On November 24, a group known as the “Guardians of Peace” hacked the company networks of Sony Pictures, releasing internal emails, employee records, and recent Sony movies onto the internet. Then on December 16, the hackers threatened to attack any theatre that showed the movie, leading Sony to pull the title from theatres (only a handful of independent chains showed it). The movie was made available online instead.
North Korea has never claimed responsibility for the hack, and it’s something that Rogen and Goldberg, who cowrote and directed the film, still wonder about.
“Every now and then we look at each other and one of us will say, ‘Remember that?'” Goldberg told Business Insider in a recent interview alongside Rogen.
“And we still work with a lot of the same people,” Rogen added. “We’re making a movie with Amy Pascal [the former head of Sony, who stepped down after the hack]. We’re in the same places a lot. We’re dealing with the same marketing people. It’s impossible not to bring it up. And we still debate whether or not it was North Korea.”
When asked if they got a lot of dirty looks around the Sony lot at the time of the Sony hack, Rogen laughed.

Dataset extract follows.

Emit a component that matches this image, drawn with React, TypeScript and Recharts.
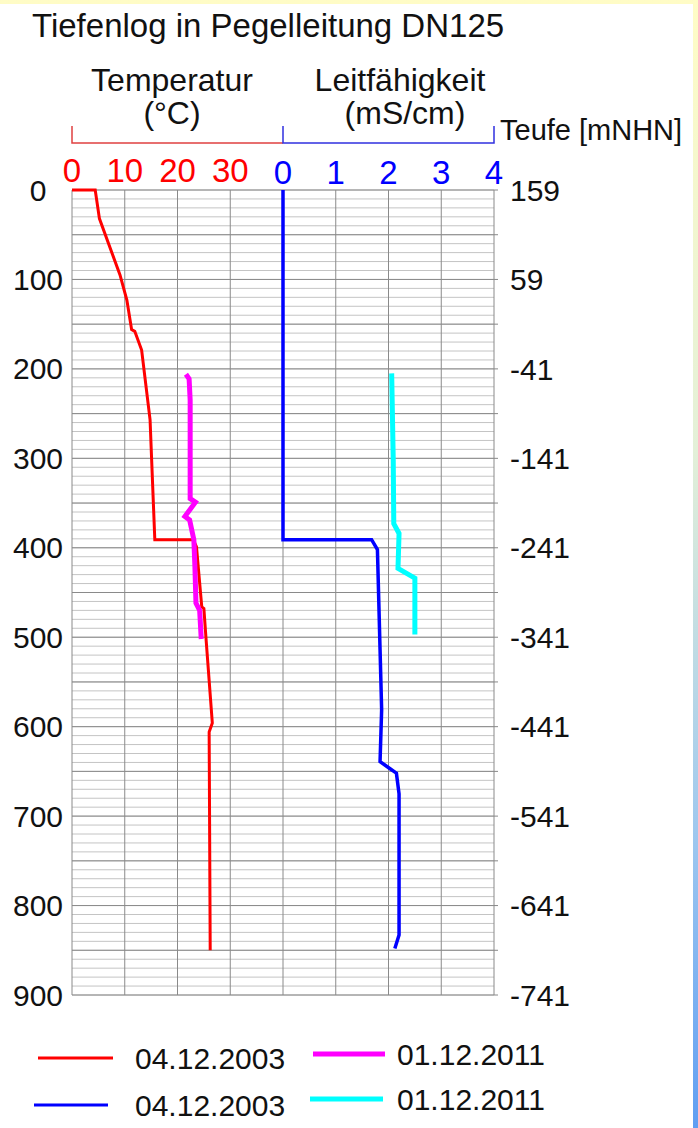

“Oh yeah, lots of people,” he said. “That ended eventually. But every once in a while people are still surprised to see us there.”
Rogen said that “time heals all wounds” and that he and Goldberg have a good relationship with Sony now. The studio will be releasing their upcoming movie, the R-rated comedy “Sausage Party” (out in theatres August 12).
One thing the hack didn’t affect, they say, is how they approach comedy writing. Well, with the exception of one topic.
“I would probably maybe not make a thing about North Korea again,” Rogen said. “We played that card, and all I can say is, touché.”